Many responses in one survey could have just been biased or lacking productivity savviness, but generally, technology use was not optimal
In a survey of 5,000 knowledge workers in India, the US, Australia, Germany and France (1,000 per market) commissioned by a project-management software firm, some findings were gleaned from the data.
First, respondents cited that the time spent in meetings as the top barrier “preventing them from completing their day-to-day tasks”, ahead of other hurdles suck as lack of motivation, unclear goals, unclear responsibilities, and being “sure of who to work with”.
Second, data from the India respondents showed the following trends in three areas, namely productivity, effectiveness and culture:
- 90% of respondents cited difficulties in getting their work done on top of attending all their meetings.
- 74% cited having to work overtime at least a few days a week due to meeting overload, compared to 51% globally.
- 80% agreed to prompts that they felt drained on days when they had many meetings.
- 70% of respondents cited feeling lonely at work, even when they attended many meetings, compared to 55% globally.
- 88% of respondents cited being frequently in meetings that ended in a decision to schedule a follow-up meeting.
- 66% of respondents cited often attending meetings where no goal had been communicated.(41%)
- 91% thought agendas led to productive meetings.
- 82% cited that most of their meetings could have been done in half the time.

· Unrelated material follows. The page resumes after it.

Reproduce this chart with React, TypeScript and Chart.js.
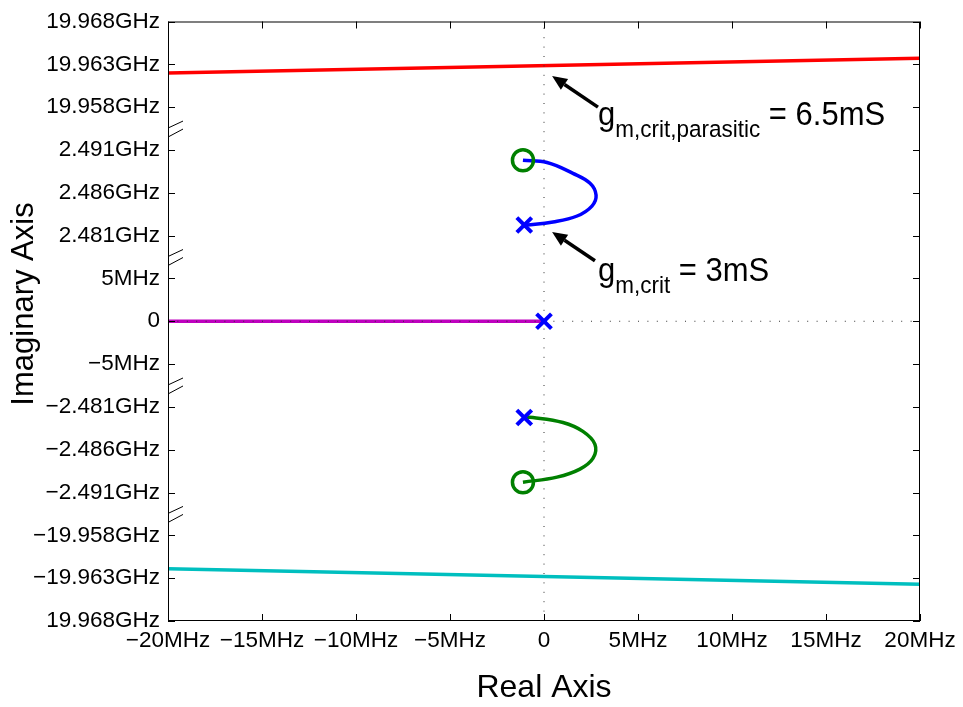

According to Dom Price, “Work Futurist”, Atlassian, which commissioned the survey: “We know that teams are more distributed (now), but those not equipped with the right products and practices will quickly see themselves defaulting to meetings when they are likely not the most effective tool for the job. Teams that revert to old ways of working and schedule meetings without intentionality are going to see themselves fall behind effective teams” that experiment and take advantage of technology to improve the quality of meetings, the AI-assisted generation of meeting transcripts, and other tools that help workers improve collaboration without over-reliance on meetings.